Climate change could significantly influence seasonal streamflow and water availability in the snowpack-fed watersheds of Washington, USA. Descriptions of snowpack decline often use linear ordinary least squares (OLS) models to quantify this change. However, the region's precipitation is known to be related to climate cycles. If snowpack decline is more closely related to these cycles, an OLS model cannot account for this effect, and thus both descriptions of trends and estimates of decline could be inaccurate. We used intervention analysis to determine whether snow water equivalent (SWE) in 25 long-term snow courses within the Olympic and Cascade Mountains are more accurately described by OLS (to represent gradual change), stationary (to represent no change), or step-stationary (to represent climate cycling) models.

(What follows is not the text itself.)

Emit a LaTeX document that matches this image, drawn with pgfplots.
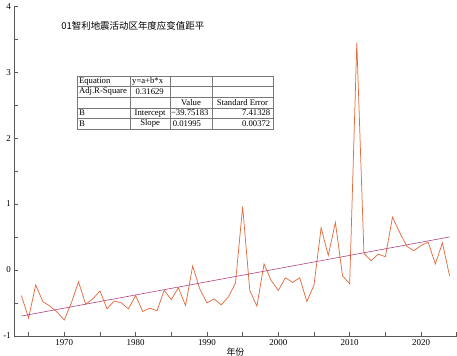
\documentclass[border=0pt]{standalone}
\usepackage{fontspec}
\setmainfont{Liberation Serif}
\newfontfamily\cjk{Noto Sans CJK SC}
\usepackage{pgfplots}
\pgfplotsset{compat=1.18}
\definecolor{dataline}{RGB}{228,108,64}
\definecolor{fitline}{RGB}{176,66,124}
\definecolor{tblgray}{RGB}{120,120,120}
\begin{document}
\begin{tikzpicture}
\begin{axis}[
  scale only axis, width=443bp, height=330bp,
  xmin=1963, xmax=2025, ymin=-1, ymax=4,
  axis x line*=bottom, axis y line*=left,
  axis line style={-, black!65, line width=0.6pt},
  xtick={1970,1980,...,2020},
  minor xtick={1965,1975,...,2025},
  ytick={-1,0,...,4},
  minor ytick={-0.5,0.5,...,3.5},
  tick align=inside,
  major tick length=4bp, minor tick length=4bp,
  tick style={black!65, line width=0.6pt},
  tick label style={font=\fontsize{9}{10}\selectfont},
  /pgf/number format/assume math mode=true,
  xticklabel style={/pgf/number format/1000 sep=},
  xlabel={\cjk 年份},
  xlabel style={at={(axis description cs:0.5,-0.035)}, anchor=north, font=\fontsize{9}{10}\selectfont, inner sep=0pt},
  clip=false,
]
\addplot[dataline, line width=0.75pt] coordinates {
(1964,-0.39) (1965,-0.73) (1966,-0.23) (1967,-0.48) (1968,-0.55) (1969,-0.64) (1970,-0.76)
(1971,-0.50) (1972,-0.18) (1973,-0.52) (1974,-0.44) (1975,-0.32) (1976,-0.59) (1977,-0.47)
(1978,-0.50) (1979,-0.59) (1980,-0.39) (1981,-0.63) (1982,-0.58) (1983,-0.62) (1984,-0.31)
(1985,-0.45) (1986,-0.27) (1987,-0.54) (1988,0.06) (1989,-0.29) (1990,-0.50) (1991,-0.44)
(1992,-0.53) (1993,-0.41) (1994,-0.20) (1995,0.96) (1996,-0.31) (1997,-0.55) (1998,0.09)
(1999,-0.16) (2000,-0.31) (2001,-0.12) (2002,-0.19) (2003,-0.12) (2004,-0.48) (2005,-0.23)
(2006,0.64) (2007,0.22) (2008,0.72) (2009,-0.09) (2010,-0.21) (2011,3.45) (2012,0.25)
(2013,0.14) (2014,0.24) (2015,0.20) (2016,0.80) (2017,0.57) (2018,0.36) (2019,0.29)
(2020,0.37) (2021,0.42) (2022,0.09) (2023,0.41) (2024,-0.09)
};
\addplot[fitline, line width=0.6pt] coordinates {(1964,-0.70) (2024,0.50)};
% title
\node[anchor=west, font=\cjk\fontsize{9.5}{11}\selectfont, inner sep=0pt] at (axis description cs:0.106,0.939) {01智利地震活动区年度应变值距平};
% table
\draw[tblgray, line width=0.5pt] (axis description cs:0.1415,0.789) rectangle (axis description cs:0.5847,0.627);
\draw[tblgray, line width=0.5pt] (axis description cs:0.1415,0.7566) -- (axis description cs:0.5847,0.7566);
\draw[tblgray, line width=0.5pt] (axis description cs:0.1415,0.7242) -- (axis description cs:0.5847,0.7242);
\draw[tblgray, line width=0.5pt] (axis description cs:0.1415,0.6918) -- (axis description cs:0.5847,0.6918);
\draw[tblgray, line width=0.5pt] (axis description cs:0.1415,0.6594) -- (axis description cs:0.5847,0.6594);
\draw[tblgray, line width=0.5pt] (axis description cs:0.2619,0.789) -- (axis description cs:0.2619,0.627);
\draw[tblgray, line width=0.5pt] (axis description cs:0.3521,0.789) -- (axis description cs:0.3521,0.627);
\draw[tblgray, line width=0.5pt] (axis description cs:0.4470,0.789) -- (axis description cs:0.4470,0.627);
\begin{scope}[every node/.style={font=\fontsize{8.7}{9}\selectfont, inner sep=0pt}]
\node[anchor=west] at (axis description cs:0.146,0.7728) {Equation};
\node[anchor=west] at (axis description cs:0.266,0.7728) {y=a+b*x};
\node[anchor=west] at (axis description cs:0.146,0.7404) {Adj.R-Square};
\node at (axis description cs:0.3060,0.7404) {0.31629};
\node at (axis description cs:0.3995,0.708) {Value};
\node at (axis description cs:0.5158,0.708) {Standard Error};
\node[anchor=west] at (axis description cs:0.146,0.6756) {B};
\node at (axis description cs:0.3070,0.6756) {Intercept};
\node[anchor=west] at (axis description cs:0.354,0.6756) {−39.75183};
\node[anchor=east] at (axis description cs:0.5790,0.6756) {7.41328};
\node[anchor=west] at (axis description cs:0.146,0.6432) {B};
\node at (axis description cs:0.3070,0.6432) {Slope};
\node[anchor=west] at (axis description cs:0.358,0.6432) {0.01995};
\node[anchor=east] at (axis description cs:0.5790,0.6432) {0.00372};
\end{scope}
\end{axis}
\end{tikzpicture}
\end{document}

We used Bayesian information-theoretic methods to determine these models' relative likelihood, and we found 90 models that could plausibly describe the statistical structure of the 25 snow courses' time series. Posterior model probabilities of the 29 "most plausible" models ranged from 0.33 to 0.91 (mean = 0.58, s = 0.15). The majority of these time series (55%) were best represented as step-stationary models with a single breakpoint at 1976/77, coinciding with a major shift in the Pacific Decadal Oscillation. However, estimates of SWE decline differed by as much as 35% between statistically plausible models of a single time series. This ambiguity is a critical problem for water management policy. Approaches such as intervention analysis should become part of the basic analytical toolkit for snowpack or other climatic time series data.